Why do TTS (Text-To-Speech) prompts play normally while testing in one environment but not in others?


I am a software engineer working at a company that uses TTS for telephony projects. When I place calls to test that our VUI and it's corresponding functions and TTS prompts are working correctly, I often run into the following problem.

When I run tests (placing phone calls and navigating the VUI), in our local environment I'll randomly have prompts that stop playing for a few seconds. Instead of hearing the prompt, there is silence, and then the prompt picks up where you'd expect it to be a few seconds from where the cut off began.

For example, take the prompt: "Hello, thank you for calling today." At certain times, while testing in our local environment, I'll hear, for example, "Hello, brief silence calling today."

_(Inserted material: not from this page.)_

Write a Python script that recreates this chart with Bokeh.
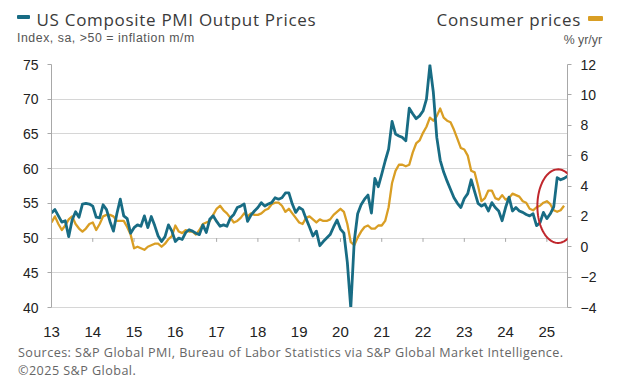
import numpy as np
from bokeh.plotting import figure
from bokeh.layouts import column
from bokeh.models import Range1d, LinearAxis, FixedTicker, PolyAnnotation, Div
from bokeh.embed import file_html
from bokeh.resources import INLINE

# ---------------- data ----------------
tick_years = list(range(2013, 2026))
tick_labels = ["13", "14", "15", "16", "17", "18", "19", "20", "21", "22", "23", "24", "25"]
left_ticks = [40, 45, 50, 55, 60, 65, 70, 75]
right_ticks = [-4, -2, 0, 2, 4, 6, 8, 10, 12]

# US Composite PMI Output Prices (index), monthly from Jan 2013
pmi_2013 = [53.6, 54.1, 53.2, 52.3, 52.5, 50.2, 52.6, 53.8, 53.0, 54.9, 55.0, 54.9]
pmi_2014 = [54.6, 53.0, 52.9, 54.8, 54.1, 52.4, 51.0, 53.5, 55.6, 53.2, 52.8, 50.7]
pmi_2015 = [51.5, 51.9, 51.7, 53.2, 51.5, 53.1, 51.8, 50.3, 49.5, 50.2, 51.9, 51.0]
pmi_2016 = [49.5, 50.0, 49.8, 50.8, 51.2, 51.0, 50.7, 50.5, 51.9, 50.8, 52.7, 53.2]
pmi_2017 = [52.4, 51.7, 51.9, 51.7, 52.9, 53.4, 54.4, 54.6, 54.9, 52.4, 53.3, 53.9]
pmi_2018 = [54.4, 55.1, 54.6, 54.9, 55.1, 55.8, 55.6, 55.8, 56.5, 56.5, 54.9, 53.7]
pmi_2019 = [54.4, 54.1, 52.8, 51.6, 50.3, 51.0, 48.9, 49.5, 50.0, 50.5, 51.6, 52.6]
pmi_2020 = [51.3, 50.7, 46.5, 39.9, 49.5, 53.5, 54.8, 55.6, 56.2, 53.6, 58.6, 57.4]
pmi_2021 = [59.2, 61.1, 62.8, 66.8, 65.0, 64.7, 64.5, 64.0, 68.7, 67.9, 67.2, 67.6]
pmi_2022 = [68.3, 70.0, 74.9, 71.0, 64.5, 61.2, 59.5, 58.2, 57.0, 55.8, 55.0, 54.4]
pmi_2023 = [55.7, 56.4, 58.4, 56.7, 55.0, 54.6, 54.9, 53.9, 55.1, 54.4, 53.9, 52.5]
pmi_2024 = [54.4, 55.9, 53.9, 54.4, 53.9, 53.7, 53.4, 53.2, 53.5, 51.8, 52.2, 53.7]
pmi_2025 = [52.8, 53.5, 54.5, 58.7, 58.4, 58.6, 58.9]

# Consumer prices, % yr/yr, monthly from Jan 2013
cpi_2013 = [1.6, 2.0, 1.5, 1.1, 1.4, 1.8, 2.0, 1.5, 1.2, 1.0, 1.2, 1.5]
cpi_2014 = [1.6, 1.1, 1.5, 2.0, 2.1, 2.1, 2.0, 1.7, 1.7, 1.7, 1.3, 0.8]
cpi_2015 = [-0.1, 0.0, -0.1, -0.2, 0.0, 0.1, 0.2, 0.2, 0.0, 0.2, 0.5, 0.7]
cpi_2016 = [1.4, 1.0, 0.9, 1.1, 1.0, 1.0, 0.8, 1.1, 1.5, 1.6, 1.7, 2.1]
cpi_2017 = [2.5, 2.7, 2.4, 2.2, 1.9, 1.6, 1.7, 1.9, 2.2, 2.0, 2.2, 2.1]
cpi_2018 = [2.1, 2.2, 2.4, 2.5, 2.8, 2.9, 2.9, 2.7, 2.3, 2.5, 2.2, 1.9]
cpi_2019 = [1.6, 1.5, 1.9, 2.0, 1.8, 1.6, 1.8, 1.7, 1.7, 1.8, 2.1, 2.3]
cpi_2020 = [2.5, 2.3, 1.5, 0.3, 0.1, 0.6, 1.0, 1.3, 1.4, 1.2, 1.2, 1.4]
cpi_2021 = [1.4, 1.7, 2.6, 4.2, 5.0, 5.4, 5.4, 5.3, 5.4, 6.2, 6.8, 7.0]
cpi_2022 = [7.5, 7.9, 8.5, 8.3, 8.6, 9.1, 8.5, 8.3, 8.2, 7.7, 7.1, 6.5]
cpi_2023 = [6.4, 6.0, 5.0, 4.9, 4.0, 3.0, 3.2, 3.7, 3.7, 3.2, 3.1, 3.4]
cpi_2024 = [3.1, 3.2, 3.5, 3.4, 3.3, 3.0, 2.9, 2.5, 2.4, 2.6, 2.7, 2.9]
cpi_2025 = [3.0, 2.8, 2.4, 2.3, 2.4, 2.7]

# highlighted region (annotation ellipse): centre year, centre index value, half-width (years), half-height (index)
highlight = dict(cx=2025.27, cy=54.6, rx=0.5, ry=5.3)

pmi = (pmi_2013 + pmi_2014 + pmi_2015 + pmi_2016 + pmi_2017 + pmi_2018 + pmi_2019
       + pmi_2020 + pmi_2021 + pmi_2022 + pmi_2023 + pmi_2024 + pmi_2025)
cpi = (cpi_2013 + cpi_2014 + cpi_2015 + cpi_2016 + cpi_2017 + cpi_2018 + cpi_2019
       + cpi_2020 + cpi_2021 + cpi_2022 + cpi_2023 + cpi_2024 + cpi_2025)
x_pmi = tick_years[0] + np.arange(len(pmi)) / 12.0
x_cpi = tick_years[0] + np.arange(len(cpi)) / 12.0

TEAL = "#186c84"
GOLD = "#d99e24"
FONT = "Liberation Sans"
TFONT = "'Open Sans'"
W = 620
HEAD = 56
MAIN = 290
FOOT = 385 - HEAD - MAIN


def span(style, s=""):
    return '<span style="position:absolute;white-space:nowrap;line-height:1;%s">%s</span>' % (style, s)


# ---------------- header ----------------
head_html = (
    '<div style="position:relative;width:%dpx;height:%dpx;font-family:%s;">' % (W, HEAD, TFONT)
    + span("left:17px;top:14.5px;width:12.5px;height:4.5px;background:%s;border-radius:1px;" % TEAL)
    + span("left:36.5px;top:11.4px;font-size:17px;letter-spacing:0.7px;color:#3a3a3a;",
           "US Composite PMI Output Prices")
    + span("left:17px;top:32.2px;font-family:'Liberation Sans';font-size:12.3px;letter-spacing:0.55px;color:#555555;",
           "Index, sa, &gt;50 = inflation m/m")
    + span("right:39px;top:11.4px;font-size:17px;letter-spacing:0.7px;color:#3a3a3a;", "Consumer prices")
    + span("left:588px;top:16px;width:14.5px;height:4.5px;background:%s;border-radius:1px;" % GOLD)
    + span("right:18px;top:34.4px;font-family:'Liberation Sans';font-size:12.3px;color:#555555;", "% yr/yr")
    + "</div>"
)
header = Div(text=head_html, width=W, height=HEAD, margin=0)

# ---------------- main chart ----------------
p = figure(width=W, height=MAIN, output_backend="svg", toolbar_location=None,
           x_range=Range1d(2013, 2025.5), y_range=Range1d(40, 75),
           min_border_left=51, min_border_right=53, min_border_top=8, min_border_bottom=MAIN - 8 - 243)
p.outline_line_color = None
p.extra_y_ranges = {"cpi": Range1d(-4, 12)}

p.xgrid.visible = False
p.ygrid.ticker = FixedTicker(ticks=left_ticks)
p.ygrid.grid_line_color = "#d6d6d6"
p.ygrid.grid_line_width = 1

la = p.yaxis[0]
la.ticker = FixedTicker(ticks=left_ticks)
la.axis_line_color = "#a8a8a8"
la.major_tick_line_color = "#a8a8a8"
la.major_tick_in = 0
la.major_tick_out = 4
la.minor_tick_line_color = None
la.major_label_standoff = 9
la.major_label_text_font = FONT
la.major_label_text_font_size = "14px"
la.major_label_text_color = "#222222"

ra = LinearAxis(y_range_name="cpi", ticker=FixedTicker(ticks=right_ticks))
ra.axis_line_color = "#a8a8a8"
ra.major_tick_line_color = "#a8a8a8"
ra.major_tick_in = 0
ra.major_tick_out = 4
ra.minor_tick_line_color = None
ra.major_label_standoff = 9
ra.major_label_text_font = FONT
ra.major_label_text_font_size = "14px"
ra.major_label_text_color = "#222222"
p.add_layout(ra, "right")

xa = p.xaxis[0]
xa.ticker = FixedTicker(ticks=tick_years)
xa.major_label_overrides = {y: l for y, l in zip(tick_years, tick_labels)}
xa.axis_line_color = "#d6d6d6"
xa.major_tick_line_color = None
xa.minor_tick_line_color = None
xa.major_label_standoff = 13
xa.major_label_text_font = FONT
xa.major_label_text_font_size = "15px"
xa.major_label_text_color = "#222222"

p.segment(x0=tick_years[1:], y0=[50] * (len(tick_years) - 1),
          x1=tick_years[1:], y1=[49.45] * (len(tick_years) - 1),
          line_color="#a8a8a8", line_width=1)

p.line(x_cpi, cpi, y_range_name="cpi", line_color=GOLD, line_width=2.3, line_join="round")
p.line(x_pmi, pmi, line_color=TEAL, line_width=2.8, line_join="round")

t = np.linspace(0, 2 * np.pi, 90)
p.add_layout(PolyAnnotation(xs=list(highlight["cx"] + highlight["rx"] * np.cos(t)),
                            ys=list(highlight["cy"] + highlight["ry"] * np.sin(t)),
                            fill_color=None, fill_alpha=0, line_color="#c0272d",
                            line_alpha=1.0, line_width=2))

# ---------------- footer ----------------
foot_html = (
    '<div style="position:relative;width:%dpx;height:%dpx;font-family:%s;font-size:12.6px;letter-spacing:0.45px;color:#666666;">' % (W, FOOT, TFONT)
    + span("left:18px;top:1.3px;", "Sources: S&amp;P Global PMI, Bureau of Labor Statistics via S&amp;P Global Market Intelligence.")
    + span("left:18px;top:19px;", "&copy;2025 S&amp;P Global.")
    + "</div>"
)
footer = Div(text=foot_html, width=W, height=FOOT, margin=0)

layout = column(header, p, footer, spacing=0)
open("out.html", "w").write(file_html(layout, INLINE))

But, when I run the exact same test in our environment that we deploy to, I hear the same prompt just as I'd expect it. I know environment issues can be common with TTS, specifically prompts cutting out and not playing clearly, but I'm curious, can anyone elaborate on what these "environment problems" could be? Furthermore, I do know that these issues aren't grammar issues. I'll run tests where the prompt is spoken perfectly, but then when I give a no-input or no-match response, to hit the next function, which in that case is essentially the same exact prompt, the cut-off / silence occurs.

Any information, sites or books are much appreciated. I personally haven't found anything online about this stuff. Thanks in advance!


Solution

  • TTS - Text to Speech is an active process. Depending on how your platform implements TTS, it might be getting directly streamed from the TTS server. What may be happening is that the TTS engine can't keep with the request.

    If this is on premise (unlikely these days), monitor the performance of the TTS server(s). CPU is the best metric. If the platform uses MRCP (likely) logs for that communication may provide insights.

    If this is a hosted solution, contact your provider. Odds are, their test environment is underprovisioned for TTS. Mostly because in test environments, everybody else is doing the same. In production, many apps switch to recorded audio for quality, so the scale of TTS resources is reduced.

    For an ugly hack, you could play a recording (actual audio file) of 1s of silence at the beginning of all forms. This might give the TTS server enough time to get ahead and buffer the audio generation.